§ **WRITTEN TASK**:
Your job is to retype all of the data word for word, leaving every image out.

§ **COLLECTED MATERIAL**:
>> begin

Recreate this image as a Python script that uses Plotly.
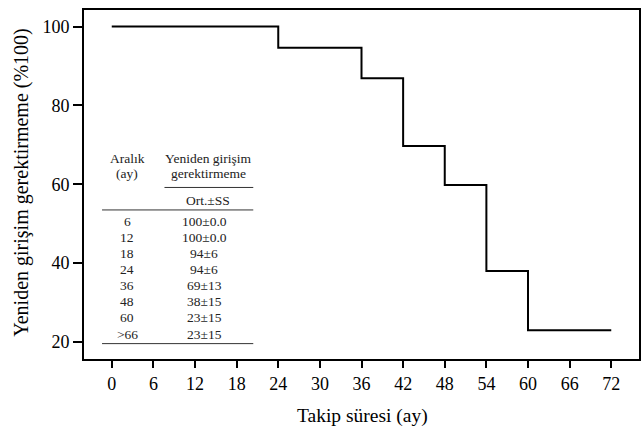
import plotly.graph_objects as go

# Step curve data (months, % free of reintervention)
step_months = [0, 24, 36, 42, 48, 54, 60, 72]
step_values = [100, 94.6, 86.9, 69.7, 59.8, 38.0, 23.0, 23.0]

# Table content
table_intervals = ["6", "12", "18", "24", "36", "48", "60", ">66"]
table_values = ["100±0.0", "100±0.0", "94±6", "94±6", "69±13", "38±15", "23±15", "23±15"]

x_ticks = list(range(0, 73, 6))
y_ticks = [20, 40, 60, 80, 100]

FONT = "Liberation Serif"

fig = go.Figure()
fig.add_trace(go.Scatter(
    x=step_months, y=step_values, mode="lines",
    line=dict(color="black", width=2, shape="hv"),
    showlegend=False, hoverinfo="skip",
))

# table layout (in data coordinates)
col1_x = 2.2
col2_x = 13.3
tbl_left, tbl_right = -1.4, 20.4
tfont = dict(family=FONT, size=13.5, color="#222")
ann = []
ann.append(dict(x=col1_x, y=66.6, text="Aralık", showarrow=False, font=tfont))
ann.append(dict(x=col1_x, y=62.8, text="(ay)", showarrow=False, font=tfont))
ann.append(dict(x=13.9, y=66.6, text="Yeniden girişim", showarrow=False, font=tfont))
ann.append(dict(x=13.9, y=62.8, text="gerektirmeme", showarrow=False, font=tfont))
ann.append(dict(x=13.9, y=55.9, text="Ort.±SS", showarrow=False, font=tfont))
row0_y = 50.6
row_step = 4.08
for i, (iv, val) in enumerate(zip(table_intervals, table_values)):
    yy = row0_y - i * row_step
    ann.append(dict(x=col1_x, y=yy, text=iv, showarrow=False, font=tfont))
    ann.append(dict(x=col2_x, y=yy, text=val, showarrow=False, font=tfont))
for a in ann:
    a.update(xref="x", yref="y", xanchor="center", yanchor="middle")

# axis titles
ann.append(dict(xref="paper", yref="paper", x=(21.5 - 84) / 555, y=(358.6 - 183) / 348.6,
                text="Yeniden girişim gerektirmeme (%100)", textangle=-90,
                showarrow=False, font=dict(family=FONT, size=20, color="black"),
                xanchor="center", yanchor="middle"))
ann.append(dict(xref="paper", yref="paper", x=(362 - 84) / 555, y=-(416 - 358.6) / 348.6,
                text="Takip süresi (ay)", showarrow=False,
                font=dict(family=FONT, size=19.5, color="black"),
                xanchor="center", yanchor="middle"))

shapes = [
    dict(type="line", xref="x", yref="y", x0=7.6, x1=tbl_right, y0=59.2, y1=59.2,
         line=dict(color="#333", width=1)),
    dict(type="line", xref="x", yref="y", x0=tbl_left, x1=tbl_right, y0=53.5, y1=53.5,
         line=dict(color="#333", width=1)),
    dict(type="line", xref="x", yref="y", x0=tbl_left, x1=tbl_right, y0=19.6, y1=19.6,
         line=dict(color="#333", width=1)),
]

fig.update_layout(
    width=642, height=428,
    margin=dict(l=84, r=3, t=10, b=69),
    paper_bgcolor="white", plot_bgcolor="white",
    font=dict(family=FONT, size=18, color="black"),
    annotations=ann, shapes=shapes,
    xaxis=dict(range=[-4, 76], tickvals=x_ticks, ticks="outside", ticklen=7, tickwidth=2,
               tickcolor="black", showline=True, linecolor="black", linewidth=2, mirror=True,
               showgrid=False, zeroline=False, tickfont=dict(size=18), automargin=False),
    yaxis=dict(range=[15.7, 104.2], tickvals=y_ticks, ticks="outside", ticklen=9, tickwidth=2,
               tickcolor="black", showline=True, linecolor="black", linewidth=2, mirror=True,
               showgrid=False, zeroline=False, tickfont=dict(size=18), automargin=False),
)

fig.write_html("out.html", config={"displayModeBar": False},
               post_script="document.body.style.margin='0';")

>> end

§ **EXERCISE RESULT**:
Recreate this image as a Python script that uses Plotly.
import plotly.graph_objects as go

# Step curve data (months, % free of reintervention)
step_months = [0, 24, 36, 42, 48, 54, 60, 72]
step_values = [100, 94.6, 86.9, 69.7, 59.8, 38.0, 23.0, 23.0]

# Table content
table_intervals = ["6", "12", "18", "24", "36", "48", "60", ">66"]
table_values = ["100±0.0", "100±0.0", "94±6", "94±6", "69±13", "38±15", "23±15", "23±15"]

x_ticks = list(range(0, 73, 6))
y_ticks = [20, 40, 60, 80, 100]

FONT = "Liberation Serif"

fig = go.Figure()
fig.add_trace(go.Scatter(
    x=step_months, y=step_values, mode="lines",
    line=dict(color="black", width=2, shape="hv"),
    showlegend=False, hoverinfo="skip",
))

# table layout (in data coordinates)
col1_x = 2.2
col2_x = 13.3
tbl_left, tbl_right = -1.4, 20.4
tfont = dict(family=FONT, size=13.5, color="#222")
ann = []
ann.append(dict(x=col1_x, y=66.6, text="Aralık", showarrow=False, font=tfont))
ann.append(dict(x=col1_x, y=62.8, text="(ay)", showarrow=False, font=tfont))
ann.append(dict(x=13.9, y=66.6, text="Yeniden girişim", showarrow=False, font=tfont))
ann.append(dict(x=13.9, y=62.8, text="gerektirmeme", showarrow=False, font=tfont))
ann.append(dict(x=13.9, y=55.9, text="Ort.±SS", showarrow=False, font=tfont))
row0_y = 50.6
row_step = 4.08
for i, (iv, val) in enumerate(zip(table_intervals, table_values)):
    yy = row0_y - i * row_step
    ann.append(dict(x=col1_x, y=yy, text=iv, showarrow=False, font=tfont))
    ann.append(dict(x=col2_x, y=yy, text=val, showarrow=False, font=tfont))
for a in ann:
    a.update(xref="x", yref="y", xanchor="center", yanchor="middle")

# axis titles
ann.append(dict(xref="paper", yref="paper", x=(21.5 - 84) / 555, y=(358.6 - 183) / 348.6,
                text="Yeniden girişim gerektirmeme (%100)", textangle=-90,
                showarrow=False, font=dict(family=FONT, size=20, color="black"),
                xanchor="center", yanchor="middle"))
ann.append(dict(xref="paper", yref="paper", x=(362 - 84) / 555, y=-(416 - 358.6) / 348.6,
                text="Takip süresi (ay)", showarrow=False,
                font=dict(family=FONT, size=19.5, color="black"),
                xanchor="center", yanchor="middle"))

shapes = [
    dict(type="line", xref="x", yref="y", x0=7.6, x1=tbl_right, y0=59.2, y1=59.2,
         line=dict(color="#333", width=1)),
    dict(type="line", xref="x", yref="y", x0=tbl_left, x1=tbl_right, y0=53.5, y1=53.5,
         line=dict(color="#333", width=1)),
    dict(type="line", xref="x", yref="y", x0=tbl_left, x1=tbl_right, y0=19.6, y1=19.6,
         line=dict(color="#333", width=1)),
]

fig.update_layout(
    width=642, height=428,
    margin=dict(l=84, r=3, t=10, b=69),
    paper_bgcolor="white", plot_bgcolor="white",
    font=dict(family=FONT, size=18, color="black"),
    annotations=ann, shapes=shapes,
    xaxis=dict(range=[-4, 76], tickvals=x_ticks, ticks="outside", ticklen=7, tickwidth=2,
               tickcolor="black", showline=True, linecolor="black", linewidth=2, mirror=True,
               showgrid=False, zeroline=False, tickfont=dict(size=18), automargin=False),
    yaxis=dict(range=[15.7, 104.2], tickvals=y_ticks, ticks="outside", ticklen=9, tickwidth=2,
               tickcolor="black", showline=True, linecolor="black", linewidth=2, mirror=True,
               showgrid=False, zeroline=False, tickfont=dict(size=18), automargin=False),
)

fig.write_html("out.html", config={"displayModeBar": False},
               post_script="document.body.style.margin='0';")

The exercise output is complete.